Chapter Four approaches the nexus of evil, the small town of Four Houses – which exists both within and somewhere outside Kansas, but doesn’t seem at all like Oz – via clueless 20-something college students who cross the boundary on a road trip that will leave some of them dead, others captured, and only one girl free to find out more from a canny old survivor about the primal powers that once ruled here.
While later scenes mostly deal with these protagonists, together or apart, notable viewpoint characters continue to appear. One is glimpsed in Chapter 10 (and doesn’t become crucial to a major plotline until two chapters after that), yet even here The Brotherhood of the Wheel doles out and joins its revelations at a satisfying pace.
The whole thing comes with something like a soundtrack of song titles that challenges readers to make a private mix tape: encompassing more than a half-century of music, ranging from rockabilly and Death Metal to some modern rock, and invoking memories of Howling Wolf, Elvis, Led Zeppelin – even the Moody Blues’ ‘‘Knights in White Satin’’! Food is also prominent, a menu tending toward roadhouse/southern fried, to the point where you may start imagining that your clothes reek of deep fat and barbecue sauce.
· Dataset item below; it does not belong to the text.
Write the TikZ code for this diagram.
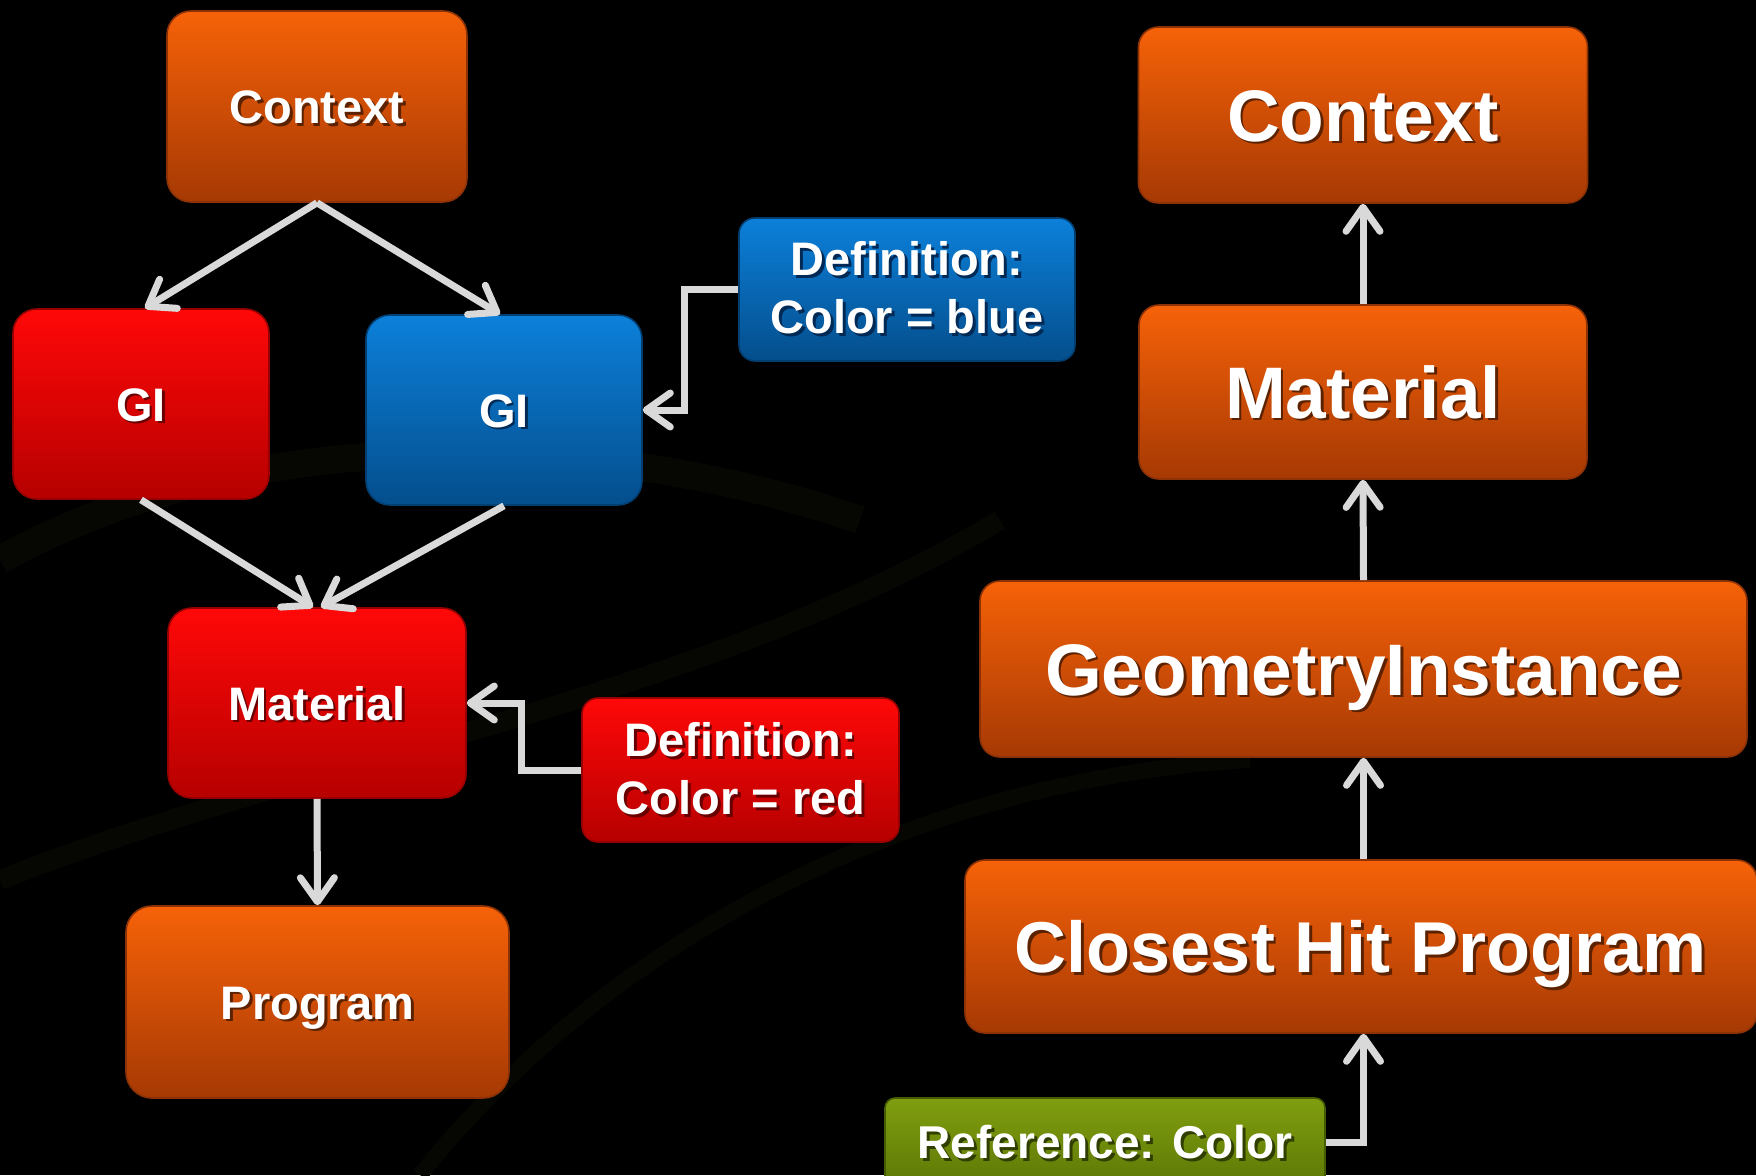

But Brotherhood never entirely yields to the lure of Americana, pop cultures, or regional cuisines. Deeper, older currents of dark fantasy and myth run through the book: the Forest and the Horned God; the Triune Goddess (Maiden, Mother, Crone). Although Heck and Lovina have heard of such things via shows on the History Channel or Dan Brown novels, Belcher makes sure to give them a more intimate connection, too: Lost Children in the family, or a potential heritage (damnation?) that could prove crucial, under the threat of universal doom.